Stated task - Could you copy every line from the material below in which "with" appears?

— Begin Raw data —

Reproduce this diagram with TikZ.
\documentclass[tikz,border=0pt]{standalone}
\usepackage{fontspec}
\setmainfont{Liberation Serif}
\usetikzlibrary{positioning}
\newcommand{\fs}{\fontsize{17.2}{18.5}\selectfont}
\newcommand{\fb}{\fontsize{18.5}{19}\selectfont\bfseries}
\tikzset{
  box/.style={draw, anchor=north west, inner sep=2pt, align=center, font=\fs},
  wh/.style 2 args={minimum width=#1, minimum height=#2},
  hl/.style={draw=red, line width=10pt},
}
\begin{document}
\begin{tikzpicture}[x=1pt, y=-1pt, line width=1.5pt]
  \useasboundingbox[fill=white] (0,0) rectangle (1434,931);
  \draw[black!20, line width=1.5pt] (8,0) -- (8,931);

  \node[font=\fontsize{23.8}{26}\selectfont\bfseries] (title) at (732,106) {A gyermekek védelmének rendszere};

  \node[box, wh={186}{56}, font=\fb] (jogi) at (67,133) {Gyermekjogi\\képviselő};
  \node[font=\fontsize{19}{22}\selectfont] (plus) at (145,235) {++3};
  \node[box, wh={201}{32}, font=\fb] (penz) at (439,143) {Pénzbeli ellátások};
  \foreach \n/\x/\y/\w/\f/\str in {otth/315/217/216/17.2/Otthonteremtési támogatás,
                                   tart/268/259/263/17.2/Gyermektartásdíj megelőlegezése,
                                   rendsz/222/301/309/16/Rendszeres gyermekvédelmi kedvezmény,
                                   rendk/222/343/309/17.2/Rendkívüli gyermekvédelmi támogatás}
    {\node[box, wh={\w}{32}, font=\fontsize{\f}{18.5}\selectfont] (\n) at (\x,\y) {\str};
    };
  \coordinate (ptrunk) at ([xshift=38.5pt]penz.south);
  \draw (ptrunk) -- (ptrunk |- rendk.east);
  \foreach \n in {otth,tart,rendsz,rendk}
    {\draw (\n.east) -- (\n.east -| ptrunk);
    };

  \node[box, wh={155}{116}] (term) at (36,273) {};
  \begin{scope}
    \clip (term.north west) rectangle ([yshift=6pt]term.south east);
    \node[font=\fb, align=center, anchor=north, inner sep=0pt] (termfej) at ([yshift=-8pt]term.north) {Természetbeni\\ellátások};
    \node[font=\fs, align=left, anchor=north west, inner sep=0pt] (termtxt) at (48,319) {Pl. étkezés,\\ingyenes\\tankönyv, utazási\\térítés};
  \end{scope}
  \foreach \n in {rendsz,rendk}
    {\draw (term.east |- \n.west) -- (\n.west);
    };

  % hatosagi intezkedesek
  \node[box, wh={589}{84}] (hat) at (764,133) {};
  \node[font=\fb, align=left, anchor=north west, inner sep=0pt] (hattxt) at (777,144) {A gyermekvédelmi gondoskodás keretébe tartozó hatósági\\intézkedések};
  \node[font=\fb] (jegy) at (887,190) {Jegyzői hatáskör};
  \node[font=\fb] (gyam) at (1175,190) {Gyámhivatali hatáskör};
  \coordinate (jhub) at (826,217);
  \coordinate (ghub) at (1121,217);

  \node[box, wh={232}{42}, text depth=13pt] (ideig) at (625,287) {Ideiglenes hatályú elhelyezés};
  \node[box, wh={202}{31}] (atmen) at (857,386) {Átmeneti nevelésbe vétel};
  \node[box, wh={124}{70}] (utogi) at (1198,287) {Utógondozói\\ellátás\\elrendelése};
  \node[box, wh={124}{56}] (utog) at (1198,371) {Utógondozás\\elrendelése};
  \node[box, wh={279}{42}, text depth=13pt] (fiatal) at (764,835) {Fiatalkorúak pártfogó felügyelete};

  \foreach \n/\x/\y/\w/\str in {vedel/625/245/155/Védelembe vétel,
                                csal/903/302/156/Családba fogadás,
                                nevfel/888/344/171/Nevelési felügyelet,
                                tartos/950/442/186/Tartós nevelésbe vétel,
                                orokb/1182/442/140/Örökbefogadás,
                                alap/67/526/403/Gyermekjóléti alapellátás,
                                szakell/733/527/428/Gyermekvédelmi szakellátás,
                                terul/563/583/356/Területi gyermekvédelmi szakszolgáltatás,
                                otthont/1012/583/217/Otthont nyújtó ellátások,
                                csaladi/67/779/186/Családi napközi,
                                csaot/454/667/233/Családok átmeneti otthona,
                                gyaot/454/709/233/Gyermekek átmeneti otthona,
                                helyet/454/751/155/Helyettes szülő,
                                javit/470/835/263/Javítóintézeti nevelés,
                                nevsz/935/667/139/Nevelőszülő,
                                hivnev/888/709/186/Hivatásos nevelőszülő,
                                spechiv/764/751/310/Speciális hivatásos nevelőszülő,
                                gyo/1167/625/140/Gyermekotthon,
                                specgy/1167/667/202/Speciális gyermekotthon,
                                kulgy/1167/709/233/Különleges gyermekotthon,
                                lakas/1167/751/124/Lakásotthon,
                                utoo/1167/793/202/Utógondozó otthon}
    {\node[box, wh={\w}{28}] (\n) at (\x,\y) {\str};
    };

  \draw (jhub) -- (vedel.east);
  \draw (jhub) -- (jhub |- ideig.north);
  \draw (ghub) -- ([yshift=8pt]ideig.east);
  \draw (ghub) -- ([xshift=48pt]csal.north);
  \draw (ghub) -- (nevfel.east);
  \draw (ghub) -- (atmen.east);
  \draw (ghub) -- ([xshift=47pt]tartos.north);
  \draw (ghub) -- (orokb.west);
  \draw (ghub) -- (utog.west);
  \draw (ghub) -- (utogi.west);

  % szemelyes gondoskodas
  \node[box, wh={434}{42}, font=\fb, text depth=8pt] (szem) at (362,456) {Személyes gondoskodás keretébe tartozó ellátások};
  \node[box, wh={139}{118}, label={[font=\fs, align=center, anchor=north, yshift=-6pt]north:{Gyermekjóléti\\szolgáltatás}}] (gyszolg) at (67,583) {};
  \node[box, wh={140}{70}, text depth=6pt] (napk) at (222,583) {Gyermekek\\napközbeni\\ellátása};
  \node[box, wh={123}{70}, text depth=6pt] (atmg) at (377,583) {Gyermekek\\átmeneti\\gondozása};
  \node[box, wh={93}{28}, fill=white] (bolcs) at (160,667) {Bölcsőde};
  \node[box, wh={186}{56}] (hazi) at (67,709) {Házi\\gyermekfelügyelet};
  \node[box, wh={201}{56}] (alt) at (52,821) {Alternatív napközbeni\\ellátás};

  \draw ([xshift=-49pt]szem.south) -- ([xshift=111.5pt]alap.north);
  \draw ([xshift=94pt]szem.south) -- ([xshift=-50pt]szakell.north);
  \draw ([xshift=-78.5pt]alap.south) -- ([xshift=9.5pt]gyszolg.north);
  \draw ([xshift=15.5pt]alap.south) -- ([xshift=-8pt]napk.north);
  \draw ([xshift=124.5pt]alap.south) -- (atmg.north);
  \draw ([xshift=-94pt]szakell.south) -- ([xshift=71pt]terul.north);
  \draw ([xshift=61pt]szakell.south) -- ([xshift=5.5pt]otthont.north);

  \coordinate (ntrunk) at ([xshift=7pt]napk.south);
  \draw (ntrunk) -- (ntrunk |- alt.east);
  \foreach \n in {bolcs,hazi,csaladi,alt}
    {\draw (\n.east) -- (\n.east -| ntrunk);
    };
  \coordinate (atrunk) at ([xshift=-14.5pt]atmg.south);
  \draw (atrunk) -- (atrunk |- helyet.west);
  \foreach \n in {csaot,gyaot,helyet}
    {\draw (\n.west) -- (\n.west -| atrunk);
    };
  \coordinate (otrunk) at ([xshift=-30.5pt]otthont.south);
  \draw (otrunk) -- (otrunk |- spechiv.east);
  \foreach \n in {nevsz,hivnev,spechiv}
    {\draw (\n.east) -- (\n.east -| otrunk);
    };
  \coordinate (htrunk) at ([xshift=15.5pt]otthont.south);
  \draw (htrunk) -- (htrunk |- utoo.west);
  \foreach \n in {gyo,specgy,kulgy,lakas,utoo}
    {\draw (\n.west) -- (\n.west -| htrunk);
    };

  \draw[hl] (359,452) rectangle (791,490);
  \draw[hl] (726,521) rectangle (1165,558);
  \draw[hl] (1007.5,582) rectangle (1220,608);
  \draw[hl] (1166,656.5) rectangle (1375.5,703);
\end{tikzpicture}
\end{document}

— End Raw data —
— Begin Raw data —

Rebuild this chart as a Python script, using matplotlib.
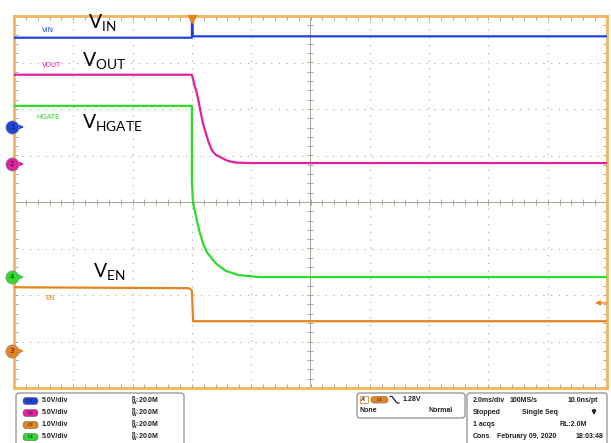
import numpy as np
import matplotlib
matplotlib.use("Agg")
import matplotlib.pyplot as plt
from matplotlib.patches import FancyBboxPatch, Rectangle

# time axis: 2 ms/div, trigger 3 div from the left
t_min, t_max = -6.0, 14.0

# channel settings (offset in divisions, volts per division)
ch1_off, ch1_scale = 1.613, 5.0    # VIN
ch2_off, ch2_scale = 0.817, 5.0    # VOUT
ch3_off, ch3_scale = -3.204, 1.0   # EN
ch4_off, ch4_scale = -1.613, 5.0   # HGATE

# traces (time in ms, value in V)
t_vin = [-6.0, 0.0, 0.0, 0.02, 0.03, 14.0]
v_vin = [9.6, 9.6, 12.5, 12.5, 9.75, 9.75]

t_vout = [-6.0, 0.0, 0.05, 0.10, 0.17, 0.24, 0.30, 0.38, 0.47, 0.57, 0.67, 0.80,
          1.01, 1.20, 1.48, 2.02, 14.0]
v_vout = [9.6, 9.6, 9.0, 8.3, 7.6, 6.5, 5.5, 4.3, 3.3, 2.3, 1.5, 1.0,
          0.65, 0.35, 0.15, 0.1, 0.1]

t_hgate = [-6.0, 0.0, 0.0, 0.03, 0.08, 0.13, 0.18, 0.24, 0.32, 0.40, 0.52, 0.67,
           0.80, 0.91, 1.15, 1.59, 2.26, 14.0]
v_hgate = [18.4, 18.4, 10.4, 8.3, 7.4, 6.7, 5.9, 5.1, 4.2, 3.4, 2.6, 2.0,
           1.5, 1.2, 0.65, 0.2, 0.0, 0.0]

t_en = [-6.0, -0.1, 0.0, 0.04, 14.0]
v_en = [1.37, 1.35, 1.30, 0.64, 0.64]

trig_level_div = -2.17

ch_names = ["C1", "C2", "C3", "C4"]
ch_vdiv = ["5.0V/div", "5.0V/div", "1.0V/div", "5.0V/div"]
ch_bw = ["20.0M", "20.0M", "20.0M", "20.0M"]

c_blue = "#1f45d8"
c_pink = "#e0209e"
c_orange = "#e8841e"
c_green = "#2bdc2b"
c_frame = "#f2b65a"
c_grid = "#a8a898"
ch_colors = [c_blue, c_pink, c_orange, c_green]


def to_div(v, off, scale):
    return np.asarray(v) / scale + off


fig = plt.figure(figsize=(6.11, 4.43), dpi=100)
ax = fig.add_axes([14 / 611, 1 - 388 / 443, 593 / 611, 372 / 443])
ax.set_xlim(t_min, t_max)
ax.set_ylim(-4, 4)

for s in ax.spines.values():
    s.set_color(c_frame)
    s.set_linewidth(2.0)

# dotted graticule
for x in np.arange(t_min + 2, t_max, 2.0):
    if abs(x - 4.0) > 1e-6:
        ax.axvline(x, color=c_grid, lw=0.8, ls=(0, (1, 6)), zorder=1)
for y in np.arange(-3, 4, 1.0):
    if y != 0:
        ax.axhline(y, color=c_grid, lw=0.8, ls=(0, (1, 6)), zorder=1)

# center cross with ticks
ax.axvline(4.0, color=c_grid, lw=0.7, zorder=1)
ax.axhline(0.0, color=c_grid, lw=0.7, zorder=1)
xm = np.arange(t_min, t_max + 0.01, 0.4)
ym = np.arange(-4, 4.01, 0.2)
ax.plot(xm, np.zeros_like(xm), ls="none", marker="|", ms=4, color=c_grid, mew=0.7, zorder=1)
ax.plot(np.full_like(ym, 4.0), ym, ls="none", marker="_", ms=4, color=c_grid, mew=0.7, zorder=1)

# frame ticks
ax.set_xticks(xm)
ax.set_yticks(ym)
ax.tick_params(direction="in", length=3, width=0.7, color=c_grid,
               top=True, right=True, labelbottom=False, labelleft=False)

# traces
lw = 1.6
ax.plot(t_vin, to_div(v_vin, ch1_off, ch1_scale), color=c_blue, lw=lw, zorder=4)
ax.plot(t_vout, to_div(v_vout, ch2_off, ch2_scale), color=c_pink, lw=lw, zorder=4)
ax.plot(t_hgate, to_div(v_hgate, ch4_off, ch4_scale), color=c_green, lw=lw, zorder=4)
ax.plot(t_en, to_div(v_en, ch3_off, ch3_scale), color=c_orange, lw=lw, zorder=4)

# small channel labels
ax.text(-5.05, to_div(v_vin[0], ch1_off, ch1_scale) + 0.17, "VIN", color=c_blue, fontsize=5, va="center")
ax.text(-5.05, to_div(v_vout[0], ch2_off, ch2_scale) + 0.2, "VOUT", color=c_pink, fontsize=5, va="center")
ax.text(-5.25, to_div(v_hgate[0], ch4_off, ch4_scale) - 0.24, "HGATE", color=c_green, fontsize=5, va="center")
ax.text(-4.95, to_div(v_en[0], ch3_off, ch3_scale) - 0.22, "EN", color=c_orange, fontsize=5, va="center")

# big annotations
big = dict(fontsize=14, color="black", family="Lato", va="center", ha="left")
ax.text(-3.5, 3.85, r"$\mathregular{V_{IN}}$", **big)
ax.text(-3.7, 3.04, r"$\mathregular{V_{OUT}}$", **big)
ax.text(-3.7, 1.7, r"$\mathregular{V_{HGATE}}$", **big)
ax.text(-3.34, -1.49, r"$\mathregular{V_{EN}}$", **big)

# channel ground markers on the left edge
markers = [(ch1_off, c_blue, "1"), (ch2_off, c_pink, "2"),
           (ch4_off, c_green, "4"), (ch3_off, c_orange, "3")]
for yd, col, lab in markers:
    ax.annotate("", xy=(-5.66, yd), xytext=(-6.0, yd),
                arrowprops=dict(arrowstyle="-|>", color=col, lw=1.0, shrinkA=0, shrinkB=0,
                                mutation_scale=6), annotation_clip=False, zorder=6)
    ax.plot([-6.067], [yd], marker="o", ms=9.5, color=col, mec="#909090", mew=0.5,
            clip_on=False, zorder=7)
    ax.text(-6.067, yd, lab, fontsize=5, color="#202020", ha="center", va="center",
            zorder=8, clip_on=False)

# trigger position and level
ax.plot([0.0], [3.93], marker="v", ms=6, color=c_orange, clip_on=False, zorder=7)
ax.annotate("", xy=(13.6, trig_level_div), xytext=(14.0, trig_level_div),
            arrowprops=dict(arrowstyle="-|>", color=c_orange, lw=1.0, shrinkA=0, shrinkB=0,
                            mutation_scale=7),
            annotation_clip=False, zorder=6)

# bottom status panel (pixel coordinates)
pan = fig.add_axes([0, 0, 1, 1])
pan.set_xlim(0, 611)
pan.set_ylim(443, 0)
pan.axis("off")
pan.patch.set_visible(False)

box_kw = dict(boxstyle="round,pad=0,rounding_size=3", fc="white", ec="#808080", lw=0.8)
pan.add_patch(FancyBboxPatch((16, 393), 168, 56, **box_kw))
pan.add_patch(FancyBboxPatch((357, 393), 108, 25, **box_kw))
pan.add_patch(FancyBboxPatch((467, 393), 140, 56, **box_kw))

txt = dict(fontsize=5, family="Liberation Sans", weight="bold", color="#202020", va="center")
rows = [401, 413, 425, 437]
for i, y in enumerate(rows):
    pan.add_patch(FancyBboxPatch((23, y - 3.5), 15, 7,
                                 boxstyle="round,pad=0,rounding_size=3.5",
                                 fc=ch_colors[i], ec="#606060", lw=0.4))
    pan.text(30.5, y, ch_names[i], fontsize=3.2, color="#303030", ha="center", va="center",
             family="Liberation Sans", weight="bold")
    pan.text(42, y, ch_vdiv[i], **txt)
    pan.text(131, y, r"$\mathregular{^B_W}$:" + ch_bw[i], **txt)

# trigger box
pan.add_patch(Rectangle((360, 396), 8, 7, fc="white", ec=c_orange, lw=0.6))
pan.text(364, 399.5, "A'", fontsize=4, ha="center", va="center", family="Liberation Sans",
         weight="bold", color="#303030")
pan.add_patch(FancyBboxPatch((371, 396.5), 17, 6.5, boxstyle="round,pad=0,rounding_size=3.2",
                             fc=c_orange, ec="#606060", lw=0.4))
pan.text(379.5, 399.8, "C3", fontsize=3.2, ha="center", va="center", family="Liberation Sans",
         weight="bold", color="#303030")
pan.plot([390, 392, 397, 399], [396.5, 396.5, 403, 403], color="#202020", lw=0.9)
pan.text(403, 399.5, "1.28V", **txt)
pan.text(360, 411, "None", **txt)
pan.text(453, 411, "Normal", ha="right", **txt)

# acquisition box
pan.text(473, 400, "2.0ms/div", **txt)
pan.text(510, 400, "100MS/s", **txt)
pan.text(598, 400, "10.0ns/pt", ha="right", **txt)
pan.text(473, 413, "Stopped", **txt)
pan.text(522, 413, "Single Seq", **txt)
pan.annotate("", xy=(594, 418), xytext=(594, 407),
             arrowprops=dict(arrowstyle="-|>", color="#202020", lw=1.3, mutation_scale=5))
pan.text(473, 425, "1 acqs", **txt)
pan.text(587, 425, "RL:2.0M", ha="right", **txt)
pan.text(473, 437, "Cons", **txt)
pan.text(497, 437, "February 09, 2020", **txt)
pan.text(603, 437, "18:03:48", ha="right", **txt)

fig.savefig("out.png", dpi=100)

— End Raw data —
— Begin Raw data —

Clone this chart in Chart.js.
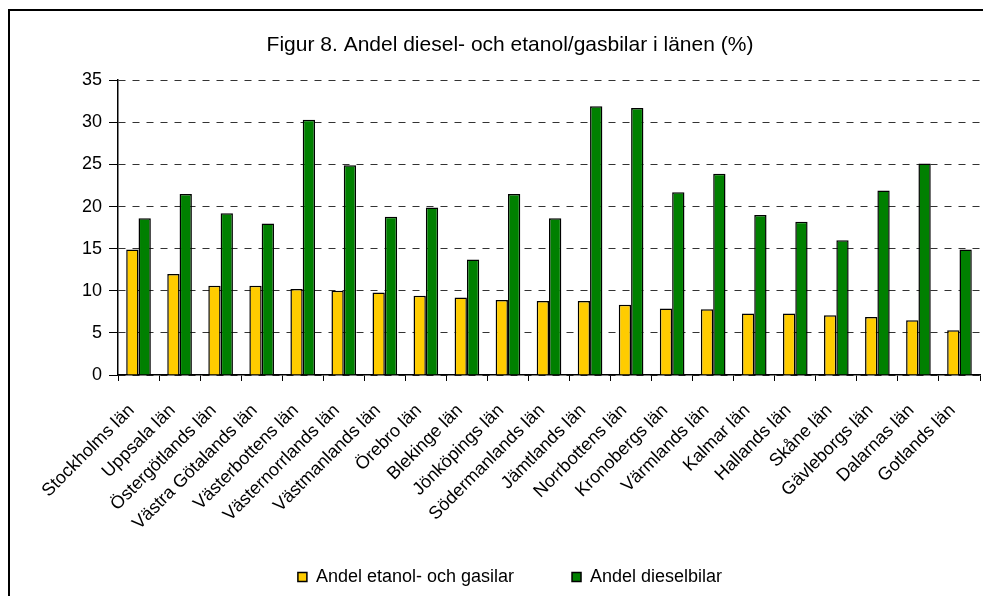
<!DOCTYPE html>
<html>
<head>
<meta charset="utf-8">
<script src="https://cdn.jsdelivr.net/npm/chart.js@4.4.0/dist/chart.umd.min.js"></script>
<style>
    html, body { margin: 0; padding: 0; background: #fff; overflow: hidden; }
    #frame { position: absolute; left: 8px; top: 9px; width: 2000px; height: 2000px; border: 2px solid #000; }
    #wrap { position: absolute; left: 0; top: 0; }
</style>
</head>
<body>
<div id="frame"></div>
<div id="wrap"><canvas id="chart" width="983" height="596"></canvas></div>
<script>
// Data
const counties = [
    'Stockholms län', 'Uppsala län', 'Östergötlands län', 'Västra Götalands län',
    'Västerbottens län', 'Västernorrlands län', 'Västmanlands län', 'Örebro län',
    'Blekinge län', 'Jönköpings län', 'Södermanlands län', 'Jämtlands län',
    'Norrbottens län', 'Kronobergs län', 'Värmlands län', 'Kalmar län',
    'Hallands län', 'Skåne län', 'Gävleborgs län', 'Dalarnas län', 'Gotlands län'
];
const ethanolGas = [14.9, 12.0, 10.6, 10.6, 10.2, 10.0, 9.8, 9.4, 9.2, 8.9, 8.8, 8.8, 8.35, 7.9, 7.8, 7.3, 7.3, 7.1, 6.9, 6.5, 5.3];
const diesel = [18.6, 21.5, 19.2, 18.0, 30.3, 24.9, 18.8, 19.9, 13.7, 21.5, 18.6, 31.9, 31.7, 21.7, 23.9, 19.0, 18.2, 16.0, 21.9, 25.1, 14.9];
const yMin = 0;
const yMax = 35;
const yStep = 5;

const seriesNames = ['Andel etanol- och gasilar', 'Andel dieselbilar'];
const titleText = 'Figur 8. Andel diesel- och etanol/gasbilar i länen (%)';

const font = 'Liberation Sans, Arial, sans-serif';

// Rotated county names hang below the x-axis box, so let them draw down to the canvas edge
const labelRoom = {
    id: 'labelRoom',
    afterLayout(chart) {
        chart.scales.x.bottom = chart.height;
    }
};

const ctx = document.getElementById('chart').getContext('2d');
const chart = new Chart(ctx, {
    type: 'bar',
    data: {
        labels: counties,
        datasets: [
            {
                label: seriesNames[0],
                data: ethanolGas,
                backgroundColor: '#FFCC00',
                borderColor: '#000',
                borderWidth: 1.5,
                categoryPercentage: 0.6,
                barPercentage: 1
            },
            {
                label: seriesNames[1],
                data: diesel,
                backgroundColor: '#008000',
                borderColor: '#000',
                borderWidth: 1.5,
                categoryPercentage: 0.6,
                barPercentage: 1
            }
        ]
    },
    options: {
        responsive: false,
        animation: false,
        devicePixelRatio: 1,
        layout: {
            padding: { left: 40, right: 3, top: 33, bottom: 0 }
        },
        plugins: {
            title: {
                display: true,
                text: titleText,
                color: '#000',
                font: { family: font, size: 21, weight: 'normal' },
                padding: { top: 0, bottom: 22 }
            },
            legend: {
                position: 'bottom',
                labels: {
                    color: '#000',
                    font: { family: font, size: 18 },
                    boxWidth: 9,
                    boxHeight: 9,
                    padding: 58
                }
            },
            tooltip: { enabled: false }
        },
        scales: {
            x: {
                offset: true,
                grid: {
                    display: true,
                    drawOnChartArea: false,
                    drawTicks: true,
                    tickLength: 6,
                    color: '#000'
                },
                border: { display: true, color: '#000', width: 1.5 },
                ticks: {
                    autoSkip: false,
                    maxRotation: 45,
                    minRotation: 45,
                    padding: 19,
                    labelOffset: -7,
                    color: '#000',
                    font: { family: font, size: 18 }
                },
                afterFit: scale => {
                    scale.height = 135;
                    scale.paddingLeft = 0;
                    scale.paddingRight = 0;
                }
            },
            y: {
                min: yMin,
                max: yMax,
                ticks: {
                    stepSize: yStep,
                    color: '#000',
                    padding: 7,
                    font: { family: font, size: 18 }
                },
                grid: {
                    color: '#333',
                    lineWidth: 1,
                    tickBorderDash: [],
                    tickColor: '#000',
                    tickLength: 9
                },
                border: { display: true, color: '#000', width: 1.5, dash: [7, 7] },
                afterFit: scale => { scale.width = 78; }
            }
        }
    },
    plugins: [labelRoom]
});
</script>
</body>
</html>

— End Raw data —

Worked solution -
Reproduce this diagram with TikZ.
# center cross with ticks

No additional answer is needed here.